30 Poems in 30 Days: Imagism
September 18, 2007 by John Hewitt
This is Day 15 of 30 Poems in 30 Days
The Imagism Movement
For the past week or so we have been discussing meter and rhythm as a framework for creating poetry. Today I want to move in another direction. The use of the image as the primary driving force behind your poem. Image driven poetry began with the Imagism movement in the early twentieth century. The movement began with poets such as Ezra Pound and Hilda Doolittle (H.D.) and eventually dovetailed into the Modernist movement as exemplified by T.S. Eliot’s The Waste Land, for which Ezra Pound was the editor.
There are three basic rules that the imagists followed:
- Direct treatment of the “thing”, whether subjective or objective.
- To use absolutely no word that does not contribute to the presentation.
- As regarding rhythm: to compose in sequence of the musical phrase, not in sequence of the metronome.
Ezra Pound’s most famous application of this concept was the poem:
In a Station of the Metro
The apparition of these faces in the crowd;
Petals on a wet, black bough.
The concept, as exemplified in Metro, was to reduce a poem down to its most essential images, leaving out all the chaff that traditional poetry, especially iambic pentameter, seems so prone to. This does not mean that most poems should only be two lines, but rather that poetry should not waste time or space.

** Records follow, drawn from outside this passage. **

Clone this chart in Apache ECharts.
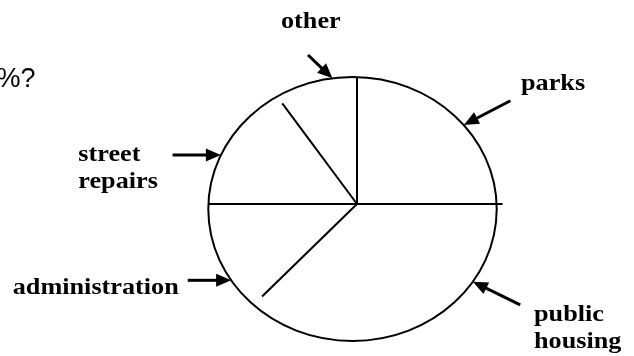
<!DOCTYPE html>
<html>
<head>
<meta charset="utf-8">
<script src="https://cdn.jsdelivr.net/npm/echarts@6/dist/echarts.min.js"></script>
<style>
    html, body { margin: 0; padding: 0; background: #fff; }
    #chart { width: 634px; height: 356px; }
</style>
</head>
<body>
<div id="chart"></div>
<script>
// 各部分名称（逆时针，从右边水平线开始）
var categories = ['parks', 'other', 'street repairs', 'administration', 'public housing'];
// 各部分所占百分比，从图上量的角度估出来
var shares = [25, 9.5, 15.5, 13, 37];

// 椭圆位置大小，中心点（线交汇处）
var pie = {cx: 352.5, cy: 209, rx: 144.2, ry: 132, hubX: 357, hubY: 204};
// 每条分割线画到边上的比例（手画的，有的没画到边）
var edgeReach = [1.043, 1.0, 0.936, 1.0, 0.917];
// 标签位置 + 箭头（箭头尖在椭圆上的角度，箭尾相对箭头尖的偏移）
var labelLayout = [
    {x: 521, y: 70.9, tipAngle: 39.5, tail: [46.6, -24.3]},
    {x: 281, y: 8.4, tipAngle: 98, tail: [-24.4, -23.3]},
    {x: 78.3, y: 142.2, tipAngle: 155.9, tail: [-48.3, 0]},
    {x: 12.7, y: 274.6, tipAngle: 212.7, tail: [-43.4, 0]},
    {x: 534, y: 301.6, tipAngle: 326.6, tail: [47.3, 23.3]}
];

var dom = document.getElementById('chart');
var myChart = echarts.init(dom, null, {renderer: 'canvas'});

function rayToEdge(phi) {
    // 从中心点沿 phi 方向射到椭圆边上
    var px = (pie.hubX - pie.cx) / pie.rx, py = (pie.hubY - pie.cy) / pie.ry;
    var qx = Math.cos(phi), qy = -Math.sin(phi);
    var pq = px * qx + py * qy;
    var t = -pq + Math.sqrt(pq * pq - (px * px + py * py) + 1);
    return [pie.rx * qx * t, pie.ry * qy * t];
}

function arrowEls(tip, tail) {
    var dx = tip[0] - tail[0], dy = tip[1] - tail[1];
    var len = Math.sqrt(dx * dx + dy * dy);
    var ux = dx / len, uy = dy / len;
    var headLen = 15, headHalf = 6.5;
    var bx = tip[0] - ux * headLen, by = tip[1] - uy * headLen;
    return [
        {
            type: 'line',
            shape: {x1: tail[0], y1: tail[1], x2: bx + ux * 2, y2: by + uy * 2},
            style: {stroke: '#000', lineWidth: 3}
        },
        {
            type: 'polygon',
            shape: {points: [tip, [bx - uy * headHalf, by + ux * headHalf], [bx + uy * headHalf, by - ux * headHalf]]},
            style: {fill: '#000'}
        }
    ];
}

function renderSlice(params, api) {
    var i = params.dataIndex;
    var total = 0, before = 0;
    for (var k = 0; k < shares.length; k++) {
        total += shares[k];
        if (k < i) before += shares[k];
    }
    var phi = before / total * Math.PI * 2;
    var edge = rayToEdge(phi);
    var children = [];

    if (i === 0) {
        children.push({
            type: 'ellipse',
            shape: {cx: pie.cx, cy: pie.cy, rx: pie.rx, ry: pie.ry},
            style: {fill: 'transparent', stroke: '#000', lineWidth: 2}
        });
    }
    // 该部分起始的分割线
    children.push({
        type: 'line',
        shape: {
            x1: pie.hubX, y1: pie.hubY,
            x2: pie.hubX + edge[0] * edgeReach[i],
            y2: pie.hubY + edge[1] * edgeReach[i]
        },
        style: {stroke: '#000', lineWidth: 2}
    });

    var lay = labelLayout[i];
    var a = lay.tipAngle * Math.PI / 180;
    var tip = [pie.cx + pie.rx * Math.cos(a), pie.cy - pie.ry * Math.sin(a)];
    var tail = [tip[0] + lay.tail[0], tip[1] + lay.tail[1]];
    children = children.concat(arrowEls(tip, tail));

    children.push({
        type: 'text',
        x: lay.x,
        y: lay.y,
        scaleX: 1.14,
        style: {
            text: categories[i].replace(' ', '\n'),
            font: 'bold 23px "Liberation Serif", "Times New Roman", serif',
            fill: '#000',
            align: 'left',
            verticalAlign: 'top',
            lineHeight: 26.7
        }
    });

    return {type: 'group', children: children};
}

var option = {
    animation: false,
    backgroundColor: '#fff',
    graphic: [{
        type: 'text',
        x: 35.5,
        y: 66.4,
        style: {
            text: '%?',
            font: '27px "Liberation Sans", Arial, sans-serif',
            fill: '#000',
            align: 'right',
            verticalAlign: 'top',
            lineHeight: 27
        }
    }],
    series: [{
        type: 'custom',
        coordinateSystem: 'none',
        renderItem: renderSlice,
        data: shares.map(function (v, idx) {
            return {name: categories[idx], value: [v]};
        })
    }]
};

myChart.setOption(option);
</script>
</body>
</html>
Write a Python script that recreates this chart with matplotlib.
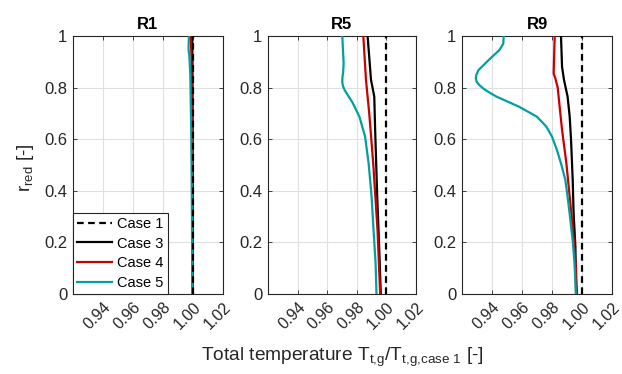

The Imagist and Modernist movements began the path that eventually led to today’s widespread use of free verse over meter and rhyme. While the Imagist movement itself was fairly short-lived and not widely embraced (Wallace Stevens famously commented that “Not all objects are equal. The vice of imagism was that it did not recognize this”) it opened up the possibilities of poetry and influenced future movements such as the Objectivists and the Beats.
Today’s Poetry Assignment
Write a poem that follows the three rules of the imagists.
Today’s Featured Poet
Jane Gentry is the poet Laureate for the state of Kentucky, and her poetry is strongly influenced by the region. She writes poems about nature, family, and the everyday world. I felt she was appropriate for today discussion because the title poem of her newest work, Portrait of the Artist as a White Pig, is a reference to one of the original modernists, James Joyce.
Books
Portrait of the Artist As a White Pig
Sample poems, including Portrait of the Artist as a White Pig
Related links
- 30 Poems in 30 Days: A Brief Glossary of Meter (1.000)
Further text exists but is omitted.